Charts and diagrams as code »

--- --- ---

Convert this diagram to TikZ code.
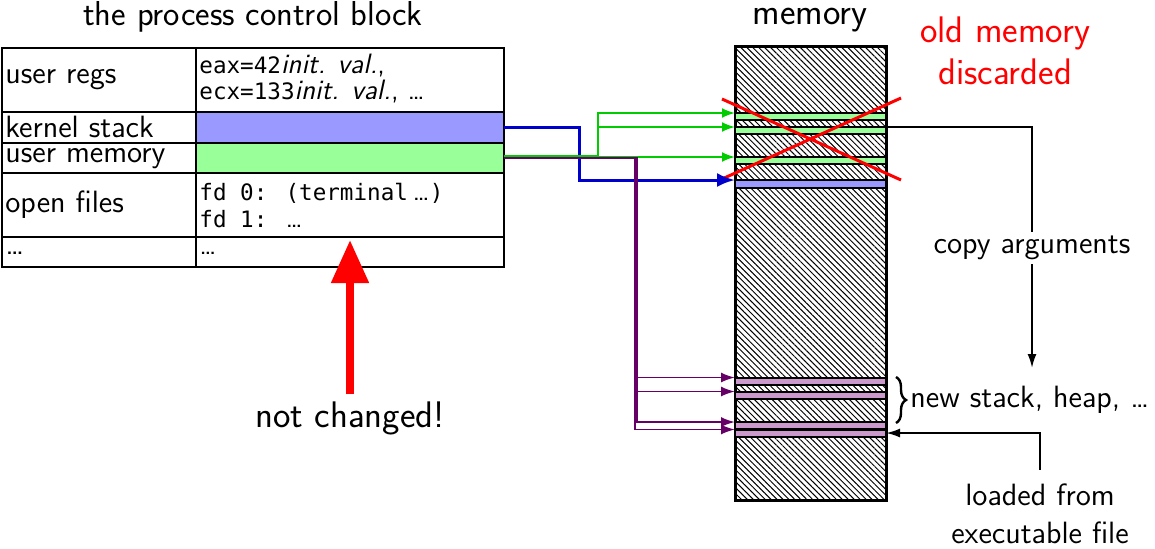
\documentclass[tikz,border=0pt]{standalone}
\usepackage{fontspec}
\newfontfamily\dvmono{DejaVu Sans Mono}[Scale=1.0]
\usetikzlibrary{arrows.meta,patterns.meta,decorations.pathreplacing,calc}
\definecolor{kfill}{HTML}{9999FF}
\definecolor{ufill}{HTML}{99FF99}
\definecolor{pfill}{HTML}{CC99CC}
\definecolor{gline}{HTML}{00CC00}
\definecolor{bline}{HTML}{0000CC}
\definecolor{pline}{HTML}{660066}
\newcommand\fbody{\fontsize{15.4}{19}\selectfont}
\newcommand\flarge{\fontsize{18.5}{21}\selectfont}
\newcommand\ftitle{\fontsize{17.3}{20}\selectfont}
\newcommand\fcell{\fontsize{14}{14}\selectfont}
\newcommand\fmono{\dvmono\fontsize{11.3}{13}\selectfont}
\begin{document}
\begin{tikzpicture}[x=0.5pt,y=-0.5pt,font=\sffamily,
  cell/.style={draw,line width=0.6pt,inner sep=0,outer sep=0,anchor=north west},
  lbl/.style={anchor=base west,inner sep=0,font=\sffamily\fbody},
  rlbl/.style={anchor=base west,inner sep=0,font=\sffamily\fcell},
  band/.style={draw,line width=1pt,minimum width=75.5pt,minimum height=3.5pt,inner sep=0,outer sep=0},
  garrow/.style={gline,line width=1pt,-{Latex[length=6.5pt,width=5pt]}},
  parrow/.style={pline,line width=0.9pt,-{Latex[length=7pt,width=5pt]}},
  barrow/.style={bline,line width=1.5pt,-{Latex[length=9pt,width=7pt]}},
  karrow/.style={black,line width=1pt,-{Latex[length=7pt,width=4.5pt]}}]
\useasboundingbox (0,0) rectangle (1155,548);

% title
\node[font=\sffamily\ftitle] (pcbtitle) at (253,17) {the process control block};

% table cells
\node[cell,minimum width=97pt,minimum height=32pt] (c11) at (2,48) {};
\node[cell,minimum width=154pt,minimum height=32pt] (c12) at (196,48) {};
\node[cell,minimum width=97pt,minimum height=15.5pt] (c21) at (2,112) {};
\node[cell,minimum width=154pt,minimum height=15.5pt,fill=kfill] (ks) at (196,112) {};
\node[cell,minimum width=97pt,minimum height=15pt] (c31) at (2,143) {};
\node[cell,minimum width=154pt,minimum height=15pt,fill=ufill] (um) at (196,143) {};
\node[cell,minimum width=97pt,minimum height=32pt] (c41) at (2,173) {};
\node[cell,minimum width=154pt,minimum height=32pt] (c42) at (196,173) {};
\node[cell,minimum width=97pt,minimum height=15pt] (c51) at (2,237) {};
\node[cell,minimum width=154pt,minimum height=15pt] (c52) at (196,237) {};

% table texts
\node[lbl] (t1) at (5,83) {user regs};
\node[lbl] (t2) at (5,137) {kernel stack};
\node[lbl] (t3) at (5,162) {user memory};
\node[lbl] (t4) at (5,212) {open files};
\node[lbl] (t5) at (5,254) {…};
\node[rlbl] (r1a) at (199,73) {{\fmono eax=42}\textit{init. val.},};
\node[rlbl] (r1b) at (199,99) {{\fmono ecx=133}\textit{init. val.}, …};
\node[rlbl] (r4a) at (199,200) {{\fmono fd 0: (terminal}\,…{\fmono )}};
\node[rlbl] (r4b) at (199,227) {{\fmono fd 1: }…};
\node[rlbl] (r5) at (199,254) {…};

% memory
\node[font=\sffamily\flarge,inner sep=0] (memtitle) at (810,20) {memory};
\node[draw,line width=1.5pt,minimum width=75.5pt,minimum height=227pt,inner sep=0,outer sep=0,
  pattern={Lines[angle=-45,distance=2.1pt,line width=0.5pt]}] (mem) at (810.5,273) {};
\node[band,fill=ufill] (g1) at (810.5,116.5) {};
\node[band,fill=ufill] (g2) at (810.5,130.5) {};
\node[band,fill=ufill] (g3) at (810.5,160.5) {};
\node[band,fill=kfill,minimum height=4pt] (bl) at (810.5,184) {};
\node[band,fill=pfill] (pA) at (810.5,381) {};
\node[band,fill=pfill] (pB) at (810.5,395) {};
\node[band,fill=pfill] (pC) at (810.5,425.5) {};
\node[band,fill=pfill] (pD) at (810.5,433) {};

% red X
\coordinate (x1) at (722,99);
\coordinate (x2) at (901,180);
\coordinate (x3) at (722,179);
\coordinate (x4) at (901,98);
\draw[red,line width=1.5pt] (x1) -- (x2);
\draw[red,line width=1.5pt] (x3) -- (x4);
\node[font=\sffamily\flarge,text=red,align=center] (old) at (1005,51) {old memory\\discarded};

% connectors from pcb
\draw[barrow] (ks.east) -- ++(75,0) |- (bl.north west);
\draw[garrow] ([yshift=1pt]um.east) -- ++(94,0) |- (g1.north west);
\draw[garrow] ([yshift=1pt]um.east) -- ++(94,0) |- (g2.north west);
\draw[garrow] ([yshift=1pt]um.east) -- ++(94,0) |- (g3.north west);
\draw[parrow] (um.east) -- ++(133,0) |- (pA.north west);
\draw[parrow] (um.east) -- ++(133,0) |- (pB.north west);
\draw[parrow] (um.east) -- ++(133,0) |- (pC.north west);
\draw[parrow] (um.east) -- ++(131,0) |- (pD.north west);

% copy arguments
\coordinate (cpend) at (1032,368);
\draw[karrow] (g2.north east) -| (cpend);
\node[fill=white,inner sep=2pt,font=\sffamily\fbody] (cp) at (1032,248) {copy arguments};

% brace
\coordinate (brtop) at (896,377);
\coordinate (brbot) at (896,423);
\draw[line width=1.2pt,decorate,decoration={brace,amplitude=5pt}] (brtop) -- (brbot);
\node[anchor=west,inner sep=0,font=\sffamily\fbody] (ns) at (910,400) {new stack, heap, …};

% loaded from
\node[align=center,font=\sffamily\fbody,inner sep=0] (lf) at (1040,514) {loaded from\\executable file};
\draw[karrow] ([yshift=7pt]lf.north) |- (pD.east);

% not changed
\node[font=\sffamily\flarge] (nc) at (350,418) {not changed!};
\coordinate (pcbtip) at (350,240);
\draw[red,line width=4pt,-{Triangle[length=21.5pt,width=18pt]}] (nc.north) -- (pcbtip);
\end{tikzpicture}
\end{document}
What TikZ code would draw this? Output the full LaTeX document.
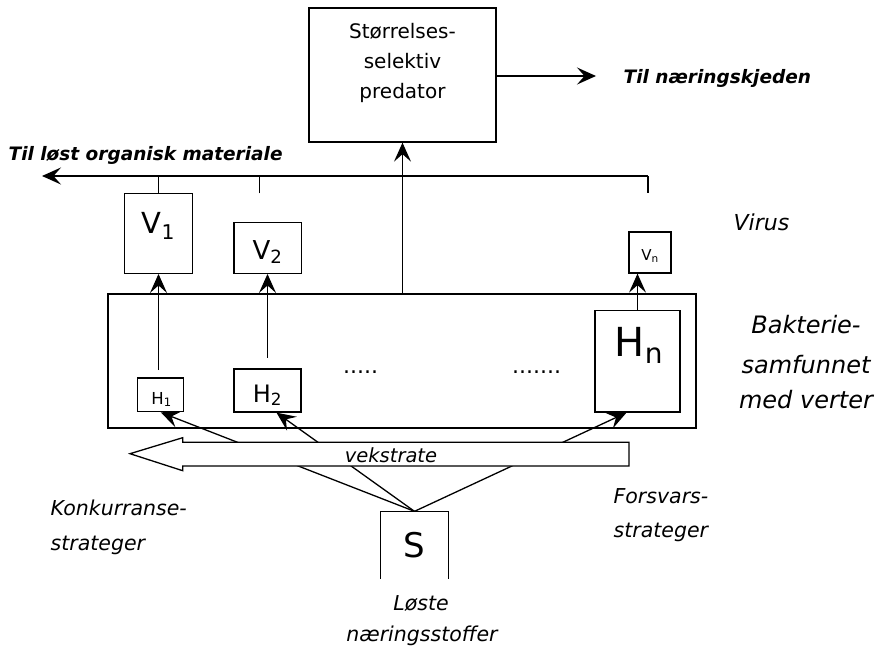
\documentclass[tikz,border=0pt]{standalone}
\usepackage{fontspec}
\setmainfont{DejaVu Sans}
\usetikzlibrary{arrows.meta,calc}
\begin{document}
\begin{tikzpicture}[x=1pt,y=-1pt,line width=1.3pt,
  arr/.style={-{Stealth[length=19pt,width=17pt,inset=7.5pt]}},
  box/.style={draw,rectangle,inner sep=0pt},
  lbl/.style={inner sep=0pt,anchor=base},
  ital/.style={inner sep=0pt,anchor=base west,font=\fontsize{20.5}{24}\selectfont\itshape},
  italc/.style={inner sep=0pt,anchor=base,font=\fontsize{20.5}{24}\selectfont\itshape},
  bakt/.style={inner sep=0pt,anchor=base,font=\fontsize{24}{28}\selectfont\itshape},
  boldit/.style={inner sep=0pt,anchor=base west,font=\fontsize{18.5}{22}\selectfont\bfseries\itshape}]
\useasboundingbox (0,0) rectangle (880,647);

% predator
\node[box,minimum width=187pt,minimum height=134pt] (pred) at (402.5,75) {};
\node[align=center,inner sep=0pt,font=\fontsize{20}{30}\selectfont] (predtxt) at (402.5,63) {Størrelses-\\selektiv\\predator};
\coordinate (tnEnd) at (596,76);
\draw[arr] (pred.east |- tnEnd) -- (tnEnd);
\node[boldit] (tn) at (623,84) {Til næringskjeden};

% bacteria box
\node[box,minimum width=588pt,minimum height=134pt] (bac) at (401.85,361) {};
\draw[arr] (pred.south |- bac.north) -- (pred.south);

% virus boxes
\node[box,minimum width=68pt,minimum height=80pt] (V1) at (158.3,233.3) {};
\node[box,minimum width=67.3pt,minimum height=51pt] (V2) at (267.65,247.8) {};
\node[box,minimum width=42pt,minimum height=41pt] (Vn) at (650,252.5) {};
\node[lbl,font=\fontsize{29}{32}\selectfont] (V1t) at (158.5,233) {V\textsubscript{1}};
\node[lbl,font=\fontsize{26}{30}\selectfont] (V2t) at (267.5,259) {V\textsubscript{2}};
\node[lbl,font=\fontsize{15}{17}\selectfont] (Vnt) at (650,260) {V\textsubscript{n}};

% top line to dissolved organic material
\coordinate (dom) at (42,176);
\coordinate (topR) at (648,176);
\coordinate (v2t) at (259.3,193.3);
\coordinate (vnt) at (648,193);
\draw[arr] (topR) -- (dom);
\draw (V1.north) -- (V1.north |- dom);
\draw (v2t) -- (v2t |- dom);
\draw (vnt) -- (topR);
\node[boldit] (tlom) at (8,161) {Til løst organisk materiale};
\node[ital,font=\fontsize{22}{26}\selectfont\itshape] (virus) at (733,230) {Virus};

% hosts
\node[box,minimum width=46pt,minimum height=33.7pt] (H1) at (160.7,394.85) {};
\node[box,minimum width=67pt,minimum height=43pt] (H2) at (267.5,390.5) {};
\node[box,minimum width=85pt,minimum height=101.3pt] (Hn) at (637.5,361.35) {};
\node[lbl,font=\fontsize{16.5}{20}\selectfont] (H1t) at (161.5,404) {H\textsubscript{1}};
\node[lbl,font=\fontsize{24}{28}\selectfont] (H2t) at (267.5,402) {H\textsubscript{2}};
\node[lbl,font=\fontsize{40}{44}\selectfont] (Hnt) at (639,356) {H\textsubscript{n}};
\node[lbl,font=\fontsize{22}{26}\selectfont] (dots1) at (360.5,373) {.....};
\node[lbl,font=\fontsize{22}{26}\selectfont] (dots2) at (536.5,373) {.......};

\coordinate (h1t) at (158.5,370);
\coordinate (h2t) at (267.5,357.7);
\draw[arr] (h1t) -- (h1t |- V1.south);
\draw[arr] (h2t) -- (h2t |- V2.south);
\draw[arr] (Hn.north) -- (Hn.north |- Vn.south);

% right labels
\node[bakt] (bak1) at (806,333) {Bakterie-};
\node[bakt] (bak2) at (806,373) {samfunnet};
\node[bakt] (bak3) at (806,408) {med verter};

% substrate
\node[inner sep=0pt,minimum width=67pt,minimum height=66pt,font=\fontsize{34}{38}\selectfont] (sbox) at (414.5,545) {S};
\draw (sbox.south west) -- (sbox.north west) -- (sbox.north east) -- (sbox.south east);
\draw[arr] (sbox.north) -- (H1.south);
\draw[arr] (sbox.north) -- ($(H2.south)+(9,0)$);
\draw[arr] (sbox.north) -- ($(Hn.south)+(-11,0)$);

% growth rate arrow
\draw[fill=white] (130,453.7) -- (182.7,437.7) -- (182.7,442.3) -- (629,442.3) -- (629,466) -- (182.7,466) -- (182.7,470.7) -- cycle;
\node[italc,font=\fontsize{19.5}{22}\selectfont\itshape] (vek) at (391,462) {vekstrate};

% strategies
\node[ital] (kon1) at (50,515) {Konkurranse-};
\node[ital] (kon2) at (50,550) {strateger};
\node[ital] (for1) at (613,503) {Forsvars-};
\node[ital] (for2) at (613,537) {strateger};
\node[italc] (los1) at (421,610) {Løste};
\node[italc] (los2) at (422,641) {næringsstoffer};
\end{tikzpicture}
\end{document}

--- --- ---

Exercise requirements » Above are the records. Copy only the lines from the one with "What TikZ code" through the one with "(tn) at (623,84)", exactly, with no pictures.

Output »
What TikZ code would draw this? Output the full LaTeX document.
\documentclass[tikz,border=0pt]{standalone}
\usepackage{fontspec}
\setmainfont{DejaVu Sans}
\usetikzlibrary{arrows.meta,calc}
\begin{document}
\begin{tikzpicture}[x=1pt,y=-1pt,line width=1.3pt,
  arr/.style={-{Stealth[length=19pt,width=17pt,inset=7.5pt]}},
  box/.style={draw,rectangle,inner sep=0pt},
  lbl/.style={inner sep=0pt,anchor=base},
  ital/.style={inner sep=0pt,anchor=base west,font=\fontsize{20.5}{24}\selectfont\itshape},
  italc/.style={inner sep=0pt,anchor=base,font=\fontsize{20.5}{24}\selectfont\itshape},
  bakt/.style={inner sep=0pt,anchor=base,font=\fontsize{24}{28}\selectfont\itshape},
  boldit/.style={inner sep=0pt,anchor=base west,font=\fontsize{18.5}{22}\selectfont\bfseries\itshape}]
\useasboundingbox (0,0) rectangle (880,647);

% predator
\node[box,minimum width=187pt,minimum height=134pt] (pred) at (402.5,75) {};
\node[align=center,inner sep=0pt,font=\fontsize{20}{30}\selectfont] (predtxt) at (402.5,63) {Størrelses-\\selektiv\\predator};
\coordinate (tnEnd) at (596,76);
\draw[arr] (pred.east |- tnEnd) -- (tnEnd);
\node[boldit] (tn) at (623,84) {Til næringskjeden};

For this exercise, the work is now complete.